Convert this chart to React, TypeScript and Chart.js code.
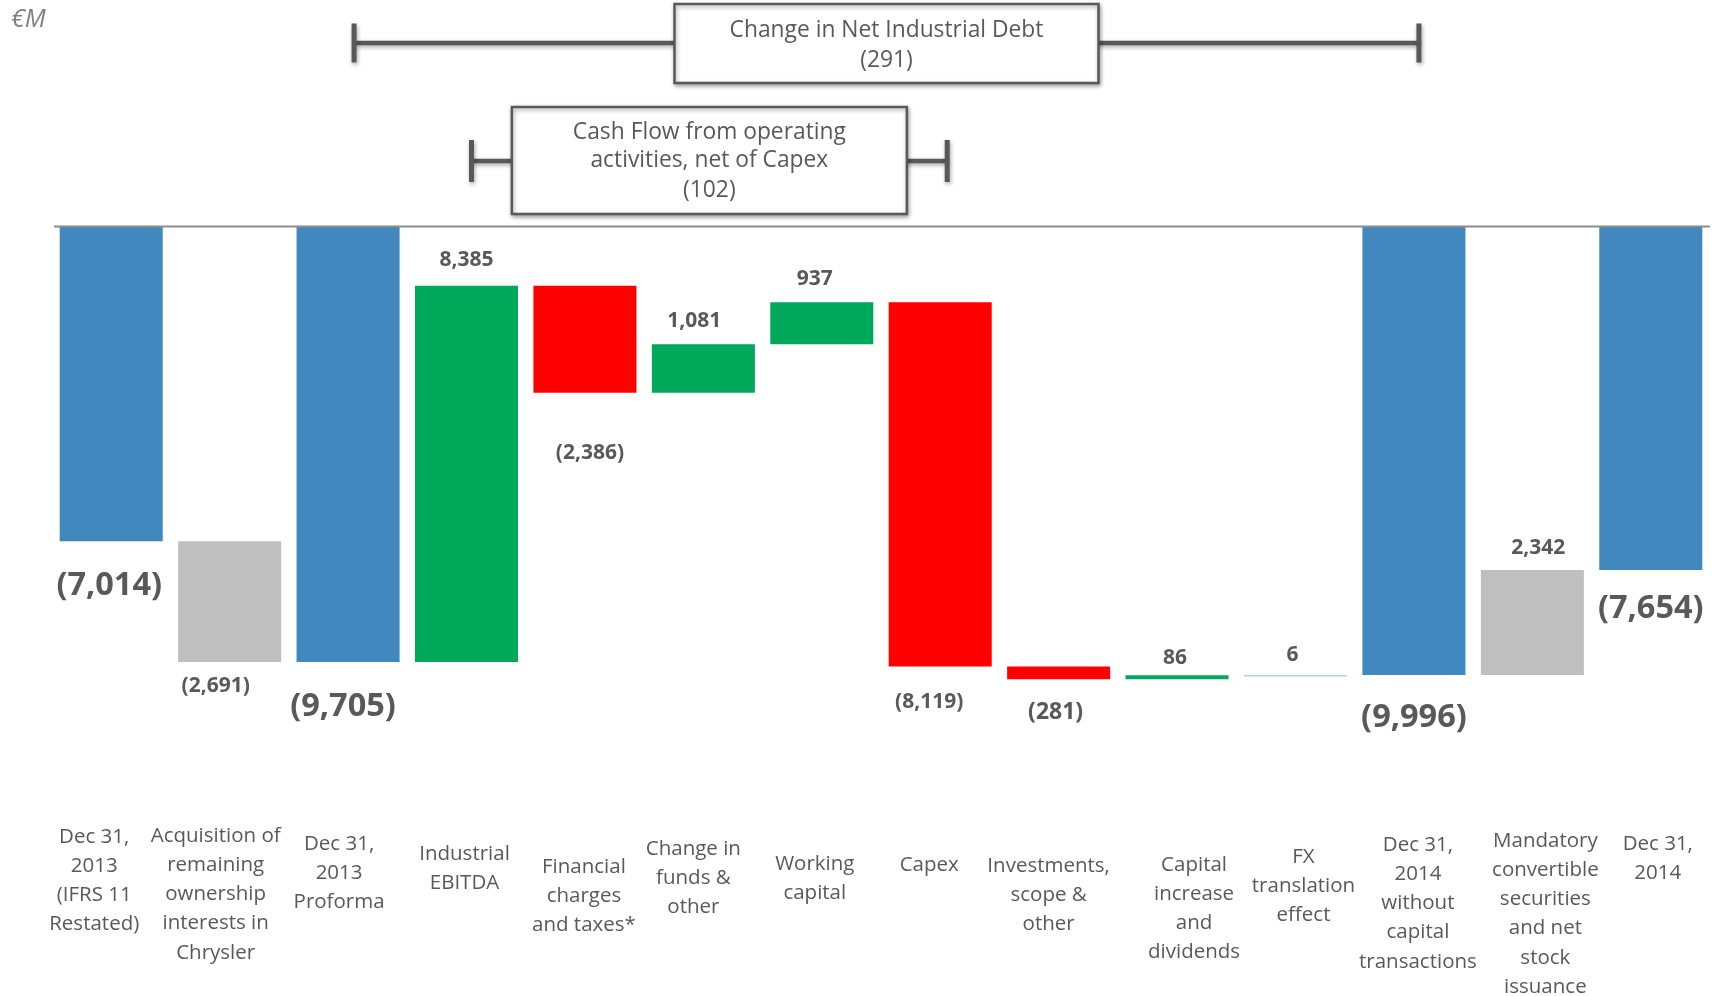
import React, { useEffect, useRef } from "react";
import { Chart, registerables } from "chart.js";

Chart.register(...registerables);

// ---------------- DATA ----------------
const categories: string[][] = [
  ["Dec 31,", "2013", "(IFRS 11", "Restated)"],
  ["Acquisition of", "remaining", "ownership", "interests in", "Chrysler"],
  ["Dec 31,", "2013", "Proforma"],
  ["Industrial", "EBITDA"],
  ["Financial", "charges", "and taxes*"],
  ["Change in", "funds &", "other"],
  ["Working", "capital"],
  ["Capex"],
  ["Investments,", "scope &", "other"],
  ["Capital", "increase", "and", "dividends"],
  ["FX", "translation", "effect"],
  ["Dec 31,", "2014", "without", "capital", "transactions"],
  ["Mandatory", "convertible", "securities", "and net", "stock", "issuance"],
  ["Dec 31,", "2014"],
];

const stepValues: number[] = [-7014, -2691, -9705, 8385, -2386, 1081, 937, -8119, -281, 86, 6, -9996, 2342, -7654];

const stepKinds: string[] = [
  "total", "adjust", "total", "change", "change", "change", "change",
  "change", "change", "change", "change", "total", "adjust", "total",
];

const valueLabels: string[] = [
  "(7,014)", "(2,691)", "(9,705)", "8,385", "(2,386)", "1,081", "937",
  "(8,119)", "(281)", "86", "6", "(9,996)", "2,342", "(7,654)",
];

const bracketOuterTitle: string[] = ["Change in Net Industrial Debt", "(291)"];
const bracketOuterSpan: number[] = [2, 11];
const bracketInnerTitle: string[] = ["Cash Flow from operating", "activities, net of Capex", "(102)"];
const bracketInnerSpan: number[] = [3, 7];

const unitLabel = "€M";

// ---------------- STYLE / LAYOUT ----------------
const BAR_COLORS: string[] = [
  "#4088BE", "#BFBFBF", "#4088BE", "#00A859", "#FF0000", "#00A859", "#00A859",
  "#FF0000", "#FF0000", "#00A859", "#A6DCCB", "#4088BE", "#BFBFBF", "#4088BE",
];
// value label: [dx, dy from bar edge, font size]
const VALUE_LABEL_LAYOUT: number[][] = [
  [-2, 44, 32.5], [-14, 24, 21], [-5, 45, 32.5], [0, -26, 21], [5, 60, 21], [-9, -23, 21], [-7, -23, 21],
  [-11, 35, 21], [-3, 33, 23], [-2, -17, 21], [-3, -20, 21], [0, 43, 32.5], [6, -22, 21], [0, 39, 32.5],
];
// tick label: [dx, y of first line center]
const TICK_LAYOUT: number[][] = [
  [-17, 837], [-14, 836], [-9, 844], [-2, 854], [-1, 867], [-10, 849], [-7, 864],
  [-11, 865], [-10, 866], [17, 865], [8, 857], [4, 845], [13, 841], [7, 844],
];
const TEXT_COLOR = "#595959";
const FONT = "'Open Sans', 'Noto Sans', sans-serif";

function buildRanges(): [number, number][] {
  const out: [number, number][] = [];
  let running = 0;
  stepValues.forEach((v, i) => {
    if (stepKinds[i] === "total") {
      out.push([0, v]);
      running = v;
    } else {
      out.push([running, running + v]);
      running += v;
    }
  });
  return out;
}

const overlayPlugin = {
  id: "overlay",
  afterDatasetsDraw(chart: any) {
    const ctx: CanvasRenderingContext2D = chart.ctx;
    const xs = chart.scales.x;
    const ys = chart.scales.y;
    const area = chart.chartArea;
    const ranges = chart.data.datasets[0].data as [number, number][];

    ctx.save();
    // zero line
    const y0 = ys.getPixelForValue(0);
    ctx.strokeStyle = "#8C8C8C";
    ctx.lineWidth = 2;
    ctx.beginPath();
    ctx.moveTo(area.left + 2, y0);
    ctx.lineTo(area.right, y0);
    ctx.stroke();

    // value labels
    ctx.fillStyle = TEXT_COLOR;
    ctx.textAlign = "center";
    ctx.textBaseline = "middle";
    ranges.forEach((r, i) => {
      const [dx, dy, fs] = VALUE_LABEL_LAYOUT[i];
      const top = ys.getPixelForValue(Math.max(r[0], r[1]));
      const bottom = ys.getPixelForValue(Math.min(r[0], r[1]));
      const edge = dy < 0 ? top : bottom;
      ctx.font = `bold ${fs}px ${FONT}`;
      ctx.fillText(valueLabels[i], xs.getPixelForValue(i) + dx, edge + dy);
    });

    // category labels
    ctx.font = `20.5px ${FONT}`;
    categories.forEach((lines, i) => {
      const [dx, y1] = TICK_LAYOUT[i];
      lines.forEach((ln, k) => {
        ctx.fillText(ln, xs.getPixelForValue(i) + dx, y1 + k * 29.2);
      });
    });

    // unit label
    ctx.textAlign = "left";
    ctx.fillStyle = "#7F7F7F";
    ctx.font = `italic 25px ${FONT}`;
    ctx.fillText(unitLabel, 11, 20);

    const drawBracket = (
      x1: number, x2: number, y: number, half: number,
      boxW: number, boxTop: number, boxH: number, lines: string[], lineYs: number[]
    ) => {
      ctx.save();
      ctx.shadowColor = "rgba(0,0,0,0.35)";
      ctx.shadowBlur = 4;
      ctx.shadowOffsetX = 1;
      ctx.shadowOffsetY = 2;
      ctx.strokeStyle = "#595959";
      ctx.lineWidth = 4.5;
      ctx.beginPath();
      ctx.moveTo(x1, y);
      ctx.lineTo(x2, y);
      ctx.stroke();
      ctx.lineWidth = 5;
      ctx.beginPath();
      ctx.moveTo(x1, y - half);
      ctx.lineTo(x1, y + half);
      ctx.moveTo(x2, y - half);
      ctx.lineTo(x2, y + half);
      ctx.stroke();
      const cx = (x1 + x2) / 2;
      ctx.fillStyle = "#FFFFFF";
      ctx.fillRect(cx - boxW / 2, boxTop, boxW, boxH);
      ctx.lineWidth = 2.5;
      ctx.strokeRect(cx - boxW / 2, boxTop, boxW, boxH);
      ctx.restore();
      ctx.fillStyle = TEXT_COLOR;
      ctx.textAlign = "center";
      ctx.textBaseline = "middle";
      ctx.font = `22.8px ${FONT}`;
      lines.forEach((ln, k) => ctx.fillText(ln, cx, lineYs[k]));
    };

    drawBracket(
      xs.getPixelForValue(bracketOuterSpan[0]) + 6, xs.getPixelForValue(bracketOuterSpan[1]) + 5,
      43, 19.5, 424, 4, 79, bracketOuterTitle, [31, 61]
    );
    drawBracket(
      xs.getPixelForValue(bracketInnerSpan[0]) + 5, xs.getPixelForValue(bracketInnerSpan[1]) + 7,
      161, 21, 395, 107, 107, bracketInnerTitle, [133, 161, 191]
    );
    ctx.restore();
  },
};

export default function App() {
  const ref = useRef<HTMLCanvasElement | null>(null);
  useEffect(() => {
    if (!ref.current) return;
    const ranges = buildRanges();
    const chart = new Chart(ref.current, {
      type: "bar",
      data: {
        labels: categories.map((c) => c.join(" ")),
        datasets: [
          {
            data: ranges as any,
            backgroundColor: BAR_COLORS,
            borderWidth: 0,
            borderSkipped: false,
            minBarLength: 1.5,
            barPercentage: 0.87,
            categoryPercentage: 1,
          },
        ],
      },
      options: {
        animation: false,
        responsive: false,
        maintainAspectRatio: false,
        devicePixelRatio: 1,
        layout: { padding: { top: 226.5, bottom: 231, left: 52, right: 11 } },
        plugins: { legend: { display: false }, tooltip: { enabled: false } },
        scales: {
          x: { display: false },
          y: { display: false, min: -12000, max: 0 },
        },
      },
      plugins: [overlayPlugin],
    });
    return () => chart.destroy();
  }, []);
  return (
    <div style={{ position: "fixed", left: 0, top: 0, width: 1721, height: 996, background: "#fff" }}>
      <canvas ref={ref} width={1721} height={996} style={{ width: 1721, height: 996 }} />
    </div>
  );
}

OBJECTIVE
Leave the pictures out and reproduce exactly the lines from the top of the listing above through the line with "Chart.register(...registerables);".

RESULT BELOW
Convert this chart to React, TypeScript and Chart.js code.
import React, { useEffect, useRef } from "react";
import { Chart, registerables } from "chart.js";

Chart.register(...registerables);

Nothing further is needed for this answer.